▸ What you need to do
Retype nothing except the lines below from the one with "Write a Python" through the one with "plt.rcParams['font.family'] = ['Liberation", exactly, with images left out.

::::::

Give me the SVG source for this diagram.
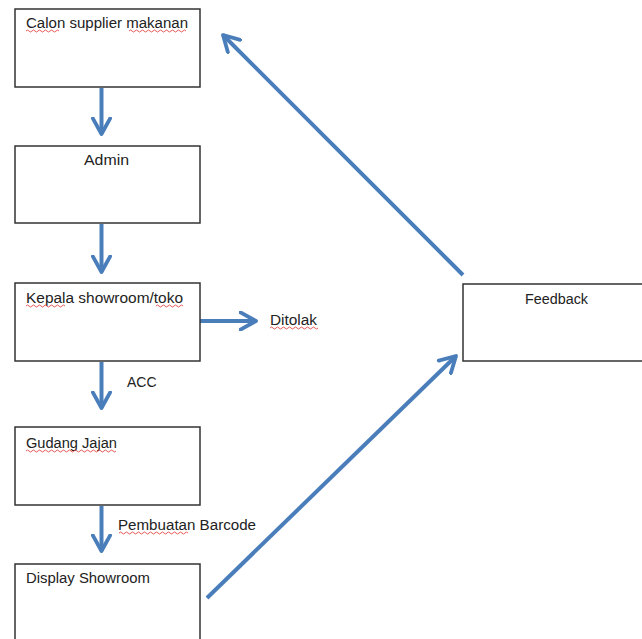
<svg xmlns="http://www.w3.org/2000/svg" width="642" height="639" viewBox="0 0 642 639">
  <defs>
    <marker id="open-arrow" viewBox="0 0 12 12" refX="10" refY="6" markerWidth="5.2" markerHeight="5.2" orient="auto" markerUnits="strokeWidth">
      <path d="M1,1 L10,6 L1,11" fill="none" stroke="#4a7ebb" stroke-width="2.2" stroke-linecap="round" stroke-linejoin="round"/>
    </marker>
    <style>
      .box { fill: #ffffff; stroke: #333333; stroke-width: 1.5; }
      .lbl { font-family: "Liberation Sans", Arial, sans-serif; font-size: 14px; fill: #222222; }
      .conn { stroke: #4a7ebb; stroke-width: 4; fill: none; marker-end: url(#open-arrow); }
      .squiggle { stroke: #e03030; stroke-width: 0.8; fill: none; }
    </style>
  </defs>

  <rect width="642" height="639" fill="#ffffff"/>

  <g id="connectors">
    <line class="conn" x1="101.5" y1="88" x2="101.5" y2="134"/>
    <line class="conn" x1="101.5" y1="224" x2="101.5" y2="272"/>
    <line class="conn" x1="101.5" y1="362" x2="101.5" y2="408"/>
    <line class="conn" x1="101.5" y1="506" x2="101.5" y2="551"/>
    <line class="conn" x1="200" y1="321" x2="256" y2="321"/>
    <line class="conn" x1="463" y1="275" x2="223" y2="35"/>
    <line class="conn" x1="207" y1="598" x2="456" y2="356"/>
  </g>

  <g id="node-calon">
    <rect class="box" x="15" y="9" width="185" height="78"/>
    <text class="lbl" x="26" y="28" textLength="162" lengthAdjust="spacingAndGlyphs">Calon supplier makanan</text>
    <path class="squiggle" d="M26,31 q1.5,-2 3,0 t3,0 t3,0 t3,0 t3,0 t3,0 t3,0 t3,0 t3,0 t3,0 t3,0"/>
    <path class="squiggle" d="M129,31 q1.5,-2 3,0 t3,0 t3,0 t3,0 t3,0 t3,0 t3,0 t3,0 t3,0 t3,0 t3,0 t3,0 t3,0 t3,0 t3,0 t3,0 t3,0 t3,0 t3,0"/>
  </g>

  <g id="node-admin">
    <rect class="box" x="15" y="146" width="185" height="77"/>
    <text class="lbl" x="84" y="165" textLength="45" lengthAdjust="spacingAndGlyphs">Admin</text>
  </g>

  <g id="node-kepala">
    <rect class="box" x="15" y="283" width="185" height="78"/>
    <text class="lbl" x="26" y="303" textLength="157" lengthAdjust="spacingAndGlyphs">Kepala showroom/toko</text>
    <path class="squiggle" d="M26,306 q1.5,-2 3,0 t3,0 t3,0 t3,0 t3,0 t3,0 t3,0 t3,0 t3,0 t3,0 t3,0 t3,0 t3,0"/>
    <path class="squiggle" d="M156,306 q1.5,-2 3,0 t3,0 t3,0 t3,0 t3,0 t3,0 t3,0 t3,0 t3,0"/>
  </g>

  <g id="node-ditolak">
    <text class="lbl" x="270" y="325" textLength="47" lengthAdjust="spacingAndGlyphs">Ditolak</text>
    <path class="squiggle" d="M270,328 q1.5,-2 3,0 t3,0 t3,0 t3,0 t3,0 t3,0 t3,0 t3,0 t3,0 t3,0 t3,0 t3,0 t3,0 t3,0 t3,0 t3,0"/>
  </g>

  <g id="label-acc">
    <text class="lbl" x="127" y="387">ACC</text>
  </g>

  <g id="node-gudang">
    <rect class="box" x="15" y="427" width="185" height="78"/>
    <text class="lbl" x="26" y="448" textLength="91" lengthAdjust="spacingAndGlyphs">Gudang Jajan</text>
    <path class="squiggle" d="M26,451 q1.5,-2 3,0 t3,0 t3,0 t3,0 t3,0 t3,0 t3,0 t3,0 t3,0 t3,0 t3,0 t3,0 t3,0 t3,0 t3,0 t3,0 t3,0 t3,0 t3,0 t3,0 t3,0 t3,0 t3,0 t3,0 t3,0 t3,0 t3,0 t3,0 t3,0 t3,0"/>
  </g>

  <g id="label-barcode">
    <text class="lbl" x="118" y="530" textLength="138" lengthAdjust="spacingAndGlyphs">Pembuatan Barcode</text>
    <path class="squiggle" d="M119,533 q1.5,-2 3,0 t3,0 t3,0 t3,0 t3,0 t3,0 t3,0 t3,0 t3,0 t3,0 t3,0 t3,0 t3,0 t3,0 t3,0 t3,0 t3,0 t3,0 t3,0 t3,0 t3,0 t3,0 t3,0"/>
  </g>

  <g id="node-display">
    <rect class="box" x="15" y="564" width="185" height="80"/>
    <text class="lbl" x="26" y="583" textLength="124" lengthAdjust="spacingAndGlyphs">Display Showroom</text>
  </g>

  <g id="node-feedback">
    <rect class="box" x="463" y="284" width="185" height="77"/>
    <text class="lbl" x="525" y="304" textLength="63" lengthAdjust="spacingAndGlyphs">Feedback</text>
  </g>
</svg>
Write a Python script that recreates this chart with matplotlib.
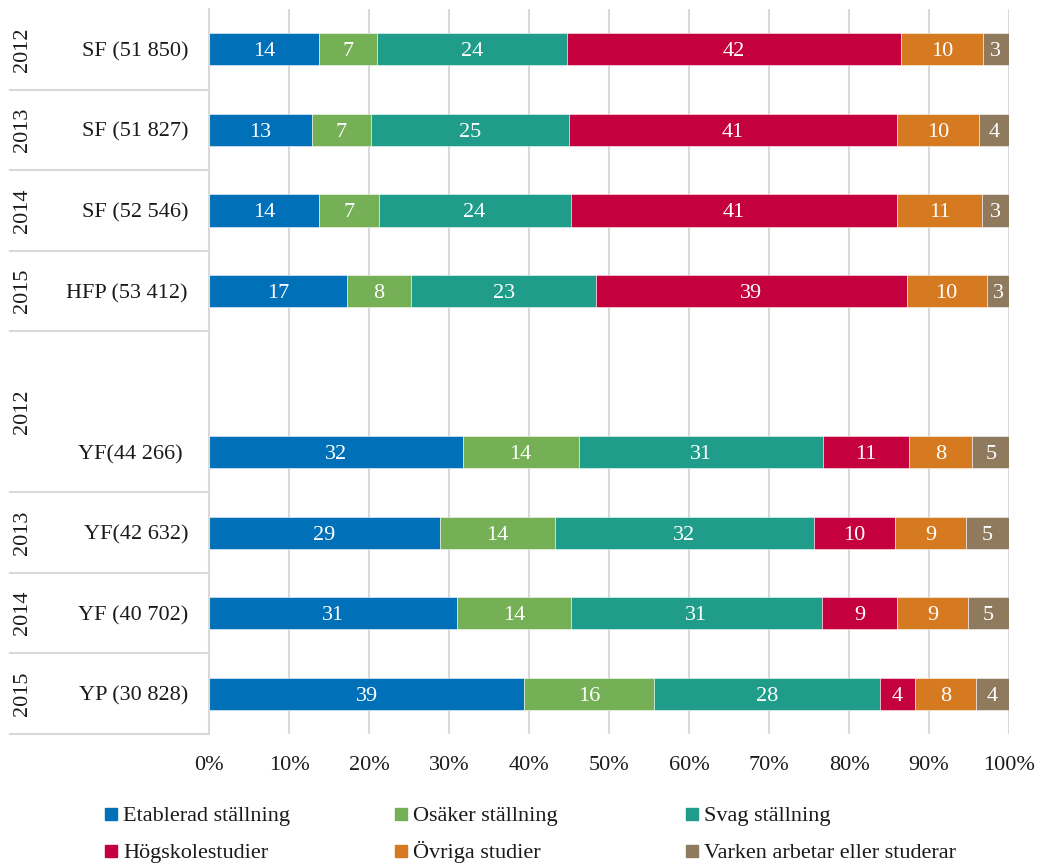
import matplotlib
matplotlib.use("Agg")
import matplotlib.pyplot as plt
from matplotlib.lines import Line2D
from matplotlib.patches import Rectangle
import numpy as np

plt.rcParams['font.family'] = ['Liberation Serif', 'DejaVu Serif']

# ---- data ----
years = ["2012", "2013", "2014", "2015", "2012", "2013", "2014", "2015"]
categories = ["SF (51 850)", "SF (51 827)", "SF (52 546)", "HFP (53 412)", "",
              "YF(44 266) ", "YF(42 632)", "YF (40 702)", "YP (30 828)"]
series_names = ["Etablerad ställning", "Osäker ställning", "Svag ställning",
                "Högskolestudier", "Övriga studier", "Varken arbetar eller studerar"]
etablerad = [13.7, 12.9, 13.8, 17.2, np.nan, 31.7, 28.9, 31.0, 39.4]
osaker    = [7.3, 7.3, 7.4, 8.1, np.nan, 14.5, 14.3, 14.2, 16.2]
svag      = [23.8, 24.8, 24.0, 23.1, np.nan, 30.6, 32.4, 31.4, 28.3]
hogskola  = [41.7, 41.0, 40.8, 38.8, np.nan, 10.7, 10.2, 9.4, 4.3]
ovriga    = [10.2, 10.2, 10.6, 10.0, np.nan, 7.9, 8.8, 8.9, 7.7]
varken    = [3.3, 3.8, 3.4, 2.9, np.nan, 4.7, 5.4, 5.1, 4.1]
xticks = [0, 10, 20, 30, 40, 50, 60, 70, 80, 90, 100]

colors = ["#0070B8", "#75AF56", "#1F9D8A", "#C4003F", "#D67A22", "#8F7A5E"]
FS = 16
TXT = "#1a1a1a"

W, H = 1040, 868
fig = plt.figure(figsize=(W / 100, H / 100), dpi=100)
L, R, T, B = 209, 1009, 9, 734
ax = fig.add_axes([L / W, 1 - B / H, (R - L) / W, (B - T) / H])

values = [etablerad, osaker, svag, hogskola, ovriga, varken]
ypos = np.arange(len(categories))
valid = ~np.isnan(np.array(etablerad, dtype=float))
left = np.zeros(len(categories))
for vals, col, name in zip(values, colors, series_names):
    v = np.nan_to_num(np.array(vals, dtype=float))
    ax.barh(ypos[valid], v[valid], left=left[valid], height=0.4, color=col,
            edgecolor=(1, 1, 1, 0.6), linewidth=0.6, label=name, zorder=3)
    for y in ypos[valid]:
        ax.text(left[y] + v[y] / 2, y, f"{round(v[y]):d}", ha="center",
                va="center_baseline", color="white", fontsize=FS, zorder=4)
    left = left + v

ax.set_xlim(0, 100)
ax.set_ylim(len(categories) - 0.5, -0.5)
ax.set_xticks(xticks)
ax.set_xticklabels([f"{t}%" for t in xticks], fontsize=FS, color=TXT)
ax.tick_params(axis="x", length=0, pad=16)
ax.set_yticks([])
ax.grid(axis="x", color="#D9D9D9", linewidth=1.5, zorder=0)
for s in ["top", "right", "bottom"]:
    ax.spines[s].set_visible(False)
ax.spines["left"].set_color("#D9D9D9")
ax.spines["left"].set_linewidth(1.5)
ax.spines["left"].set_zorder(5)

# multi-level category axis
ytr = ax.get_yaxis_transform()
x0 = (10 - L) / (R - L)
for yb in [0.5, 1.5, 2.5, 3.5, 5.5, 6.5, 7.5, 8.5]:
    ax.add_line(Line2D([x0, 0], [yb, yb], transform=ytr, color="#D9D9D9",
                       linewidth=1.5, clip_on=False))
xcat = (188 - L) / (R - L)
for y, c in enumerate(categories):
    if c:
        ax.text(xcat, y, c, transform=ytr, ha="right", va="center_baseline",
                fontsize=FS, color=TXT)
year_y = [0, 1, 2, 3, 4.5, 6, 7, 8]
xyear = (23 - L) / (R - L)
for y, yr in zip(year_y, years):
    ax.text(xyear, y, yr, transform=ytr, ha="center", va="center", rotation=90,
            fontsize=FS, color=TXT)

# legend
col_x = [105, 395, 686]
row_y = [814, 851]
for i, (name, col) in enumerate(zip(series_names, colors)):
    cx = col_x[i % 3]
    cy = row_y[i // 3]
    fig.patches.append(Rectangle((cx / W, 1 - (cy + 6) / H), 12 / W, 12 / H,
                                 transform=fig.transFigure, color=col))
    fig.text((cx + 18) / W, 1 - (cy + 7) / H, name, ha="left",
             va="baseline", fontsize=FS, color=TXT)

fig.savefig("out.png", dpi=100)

::::::

▸ Final result
Write a Python script that recreates this chart with matplotlib.
import matplotlib
matplotlib.use("Agg")
import matplotlib.pyplot as plt
from matplotlib.lines import Line2D
from matplotlib.patches import Rectangle
import numpy as np

plt.rcParams['font.family'] = ['Liberation Serif', 'DejaVu Serif']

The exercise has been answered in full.